3. Exporting Hydrogen
Contrary to hydrocarbons, renewable energy is available everywhere on the planet (although the resources differ from region to region) so green hydrogen can potentially be produced almost anywhere. However, like with hydrocarbons, there will be differences in cost structure, and geographical locations matter. The larger Gulf countries have ample low-cost land, stable economic climates, low cost of capital, existing industrial capacity and an excellent solar resource. The majority of the global population is relatively close by, especially the energy hungry Asian growth markets, and the Gulf countries have reliably served global energy markets with hydrocarbons for decades. The demand for low- and zero-carbon energy solutions, including hydrogen, will increase dramatically in the coming years, and the Gulf countries have an excellent opportunity to be in the driver’s seat of that development. Low-cost green hydrogen produced in the Gulf can be exported in pure liquid form, similar to LNG. Kawasaki and Shell are presently building a first liquid hydrogen vessel.

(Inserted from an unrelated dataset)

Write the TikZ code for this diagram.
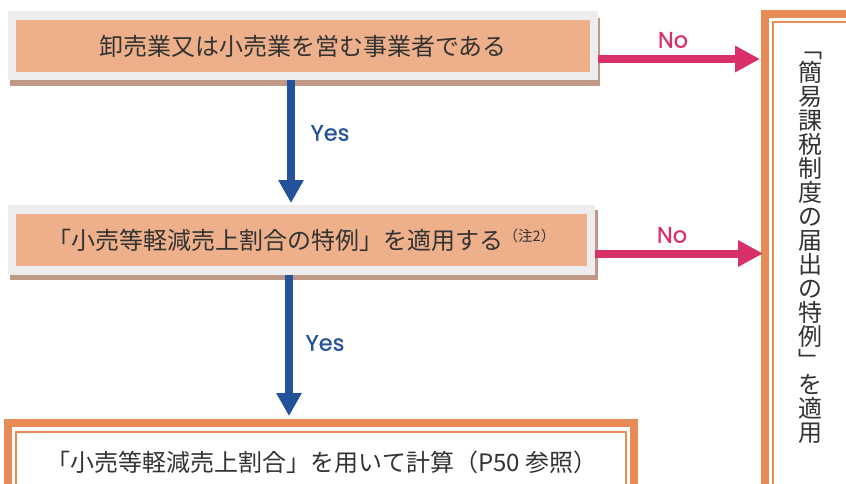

Another elegant and cost-effective way to transport bulk hydrogen to international markets is by transporting green ammonia. Ammonia is one of the most traded chemicals in the world and transporting it requires less energy than the cryogenic route of liquid hydrogen, which requires cooling to -254°C. However, cracking ammonia in its components hydrogen and nitrogen at the customer’s end also costs energy, so comparing these options requires due consideration.
The New Oil
Using 20% of the UAE’s land surface for solar plants producing green hydrogen for export would suffice to match its current oil & gas revenue. A similar premise exists for other larger Gulf countries, providing an opportunity for a future-proof economic proposition beyond hydrocarbons. The Gulf economies have for decades enabled global economic development by serving energy markets and now have an equal opportunity to contribute to a global energy system that does no harm to the environment.